| Exercise prompt |
Lines after the one containing "const yTickLabels = ['0,01', '0,1', '1', '10'];" are to be omitted; print exactly each line from the start of the records up to and including it.

| Records for the exercise |
● ● ● ●
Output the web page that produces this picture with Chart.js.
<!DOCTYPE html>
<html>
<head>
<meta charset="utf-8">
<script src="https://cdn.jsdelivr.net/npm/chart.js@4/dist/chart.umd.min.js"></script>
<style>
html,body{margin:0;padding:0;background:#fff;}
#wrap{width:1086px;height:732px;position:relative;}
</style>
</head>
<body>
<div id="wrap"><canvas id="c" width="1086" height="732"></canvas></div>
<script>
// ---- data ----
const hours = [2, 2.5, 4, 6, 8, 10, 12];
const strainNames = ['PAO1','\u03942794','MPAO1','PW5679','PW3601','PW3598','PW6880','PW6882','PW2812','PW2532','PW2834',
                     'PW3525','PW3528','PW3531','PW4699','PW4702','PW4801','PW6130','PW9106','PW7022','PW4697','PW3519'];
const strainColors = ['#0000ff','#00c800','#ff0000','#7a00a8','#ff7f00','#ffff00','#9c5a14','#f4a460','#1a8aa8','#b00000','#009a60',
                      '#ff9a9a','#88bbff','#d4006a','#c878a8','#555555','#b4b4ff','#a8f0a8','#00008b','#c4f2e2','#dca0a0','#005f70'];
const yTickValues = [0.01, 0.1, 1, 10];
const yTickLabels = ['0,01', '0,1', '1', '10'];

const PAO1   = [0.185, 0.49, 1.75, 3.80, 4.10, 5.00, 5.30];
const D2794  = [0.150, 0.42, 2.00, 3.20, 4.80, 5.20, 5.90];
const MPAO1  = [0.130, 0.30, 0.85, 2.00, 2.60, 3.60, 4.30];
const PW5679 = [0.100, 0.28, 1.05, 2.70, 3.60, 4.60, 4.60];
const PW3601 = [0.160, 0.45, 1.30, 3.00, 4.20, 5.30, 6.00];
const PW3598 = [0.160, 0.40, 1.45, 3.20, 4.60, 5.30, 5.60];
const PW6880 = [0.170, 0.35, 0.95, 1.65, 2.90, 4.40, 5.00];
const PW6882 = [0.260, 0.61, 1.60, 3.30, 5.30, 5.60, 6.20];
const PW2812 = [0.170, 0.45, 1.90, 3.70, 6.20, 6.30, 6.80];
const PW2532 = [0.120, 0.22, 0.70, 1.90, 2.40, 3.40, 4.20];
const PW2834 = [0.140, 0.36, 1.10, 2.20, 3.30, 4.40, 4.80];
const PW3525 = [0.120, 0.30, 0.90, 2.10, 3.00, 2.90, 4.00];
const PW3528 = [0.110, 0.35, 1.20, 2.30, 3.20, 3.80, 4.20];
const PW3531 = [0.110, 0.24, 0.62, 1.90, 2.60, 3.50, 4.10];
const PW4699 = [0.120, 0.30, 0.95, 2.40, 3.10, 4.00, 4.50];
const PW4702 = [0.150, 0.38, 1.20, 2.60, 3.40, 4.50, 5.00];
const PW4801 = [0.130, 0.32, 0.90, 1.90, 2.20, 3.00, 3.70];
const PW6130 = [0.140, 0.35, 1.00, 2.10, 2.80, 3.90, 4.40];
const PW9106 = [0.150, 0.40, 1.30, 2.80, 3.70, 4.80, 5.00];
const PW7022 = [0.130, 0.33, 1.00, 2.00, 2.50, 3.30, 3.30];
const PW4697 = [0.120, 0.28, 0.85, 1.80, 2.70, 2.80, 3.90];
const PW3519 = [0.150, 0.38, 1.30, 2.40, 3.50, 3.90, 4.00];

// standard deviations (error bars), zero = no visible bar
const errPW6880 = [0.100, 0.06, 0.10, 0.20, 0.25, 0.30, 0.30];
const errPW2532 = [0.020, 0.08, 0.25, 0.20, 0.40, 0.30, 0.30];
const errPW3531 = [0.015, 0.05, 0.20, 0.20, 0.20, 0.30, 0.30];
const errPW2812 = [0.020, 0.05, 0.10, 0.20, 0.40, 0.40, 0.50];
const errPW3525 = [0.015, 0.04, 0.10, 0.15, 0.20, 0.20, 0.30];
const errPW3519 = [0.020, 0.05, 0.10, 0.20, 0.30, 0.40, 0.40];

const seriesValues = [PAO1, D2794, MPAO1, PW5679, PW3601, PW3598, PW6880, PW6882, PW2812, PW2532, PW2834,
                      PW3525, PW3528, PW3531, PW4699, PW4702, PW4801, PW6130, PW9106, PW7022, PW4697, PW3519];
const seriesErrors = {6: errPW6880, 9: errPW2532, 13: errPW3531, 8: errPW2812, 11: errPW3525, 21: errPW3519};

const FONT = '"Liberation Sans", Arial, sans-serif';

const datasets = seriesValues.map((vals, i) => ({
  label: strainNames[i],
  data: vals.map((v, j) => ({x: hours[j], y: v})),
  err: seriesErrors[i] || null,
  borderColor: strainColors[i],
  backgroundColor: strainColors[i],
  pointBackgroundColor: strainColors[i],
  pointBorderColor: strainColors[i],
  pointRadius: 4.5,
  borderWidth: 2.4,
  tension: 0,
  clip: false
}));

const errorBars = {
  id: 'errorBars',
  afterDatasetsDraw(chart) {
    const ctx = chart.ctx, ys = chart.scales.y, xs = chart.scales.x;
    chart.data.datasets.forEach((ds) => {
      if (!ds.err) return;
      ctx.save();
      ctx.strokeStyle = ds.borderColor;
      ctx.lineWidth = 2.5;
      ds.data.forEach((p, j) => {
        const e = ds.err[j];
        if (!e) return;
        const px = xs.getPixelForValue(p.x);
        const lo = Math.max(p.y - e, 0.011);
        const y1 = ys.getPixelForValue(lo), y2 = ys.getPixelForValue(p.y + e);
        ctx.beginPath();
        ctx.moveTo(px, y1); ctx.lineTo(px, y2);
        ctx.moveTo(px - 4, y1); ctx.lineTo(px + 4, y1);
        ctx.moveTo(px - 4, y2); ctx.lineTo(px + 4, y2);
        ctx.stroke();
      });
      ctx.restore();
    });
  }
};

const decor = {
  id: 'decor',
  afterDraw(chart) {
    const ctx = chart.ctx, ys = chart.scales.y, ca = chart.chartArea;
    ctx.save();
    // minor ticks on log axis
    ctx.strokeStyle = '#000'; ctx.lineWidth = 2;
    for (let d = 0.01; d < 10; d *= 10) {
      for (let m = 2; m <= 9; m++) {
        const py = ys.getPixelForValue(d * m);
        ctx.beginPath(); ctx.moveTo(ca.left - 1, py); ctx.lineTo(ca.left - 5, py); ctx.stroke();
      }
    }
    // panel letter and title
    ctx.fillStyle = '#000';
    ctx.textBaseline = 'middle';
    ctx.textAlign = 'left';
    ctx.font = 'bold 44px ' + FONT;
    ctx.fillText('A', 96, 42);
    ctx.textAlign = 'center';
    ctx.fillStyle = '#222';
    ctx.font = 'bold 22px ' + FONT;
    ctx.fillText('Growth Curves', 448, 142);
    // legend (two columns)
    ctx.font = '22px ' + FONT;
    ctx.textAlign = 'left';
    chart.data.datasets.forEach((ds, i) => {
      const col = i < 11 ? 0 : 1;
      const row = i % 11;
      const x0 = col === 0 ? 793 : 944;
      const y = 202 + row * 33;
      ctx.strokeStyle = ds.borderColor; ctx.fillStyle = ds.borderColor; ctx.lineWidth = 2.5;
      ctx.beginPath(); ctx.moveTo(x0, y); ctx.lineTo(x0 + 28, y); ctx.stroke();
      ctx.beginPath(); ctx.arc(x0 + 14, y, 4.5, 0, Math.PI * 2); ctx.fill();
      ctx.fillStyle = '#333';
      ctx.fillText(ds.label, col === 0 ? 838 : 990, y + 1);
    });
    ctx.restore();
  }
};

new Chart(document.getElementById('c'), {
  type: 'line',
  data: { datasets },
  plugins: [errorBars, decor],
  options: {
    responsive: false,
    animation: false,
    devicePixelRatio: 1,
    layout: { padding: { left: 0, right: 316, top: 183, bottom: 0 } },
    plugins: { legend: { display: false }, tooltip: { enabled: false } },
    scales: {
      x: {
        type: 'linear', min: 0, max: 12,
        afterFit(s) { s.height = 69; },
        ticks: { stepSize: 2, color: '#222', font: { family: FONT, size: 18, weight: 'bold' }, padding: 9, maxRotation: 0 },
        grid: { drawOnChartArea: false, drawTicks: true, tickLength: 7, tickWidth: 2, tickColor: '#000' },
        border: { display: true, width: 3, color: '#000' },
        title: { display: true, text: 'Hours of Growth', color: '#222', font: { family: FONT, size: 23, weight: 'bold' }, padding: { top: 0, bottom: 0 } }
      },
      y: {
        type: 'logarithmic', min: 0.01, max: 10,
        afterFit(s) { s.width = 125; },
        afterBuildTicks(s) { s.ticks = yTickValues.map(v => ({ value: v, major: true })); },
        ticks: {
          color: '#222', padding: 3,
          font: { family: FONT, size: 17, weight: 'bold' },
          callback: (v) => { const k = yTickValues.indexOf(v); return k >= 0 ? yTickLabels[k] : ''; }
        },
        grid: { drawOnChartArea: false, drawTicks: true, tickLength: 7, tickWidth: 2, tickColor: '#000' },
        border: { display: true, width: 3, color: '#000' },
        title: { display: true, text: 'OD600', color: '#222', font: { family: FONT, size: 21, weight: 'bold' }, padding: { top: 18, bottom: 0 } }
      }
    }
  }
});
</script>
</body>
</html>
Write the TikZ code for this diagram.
● ● ● ●
| Finished answer |
Output the web page that produces this picture with Chart.js.
<!DOCTYPE html>
<html>
<head>
<meta charset="utf-8">
<script src="https://cdn.jsdelivr.net/npm/chart.js@4/dist/chart.umd.min.js"></script>
<style>
html,body{margin:0;padding:0;background:#fff;}
#wrap{width:1086px;height:732px;position:relative;}
</style>
</head>
<body>
<div id="wrap"><canvas id="c" width="1086" height="732"></canvas></div>
<script>
// ---- data ----
const hours = [2, 2.5, 4, 6, 8, 10, 12];
const strainNames = ['PAO1','\u03942794','MPAO1','PW5679','PW3601','PW3598','PW6880','PW6882','PW2812','PW2532','PW2834',
                     'PW3525','PW3528','PW3531','PW4699','PW4702','PW4801','PW6130','PW9106','PW7022','PW4697','PW3519'];
const strainColors = ['#0000ff','#00c800','#ff0000','#7a00a8','#ff7f00','#ffff00','#9c5a14','#f4a460','#1a8aa8','#b00000','#009a60',
                      '#ff9a9a','#88bbff','#d4006a','#c878a8','#555555','#b4b4ff','#a8f0a8','#00008b','#c4f2e2','#dca0a0','#005f70'];
const yTickValues = [0.01, 0.1, 1, 10];
const yTickLabels = ['0,01', '0,1', '1', '10'];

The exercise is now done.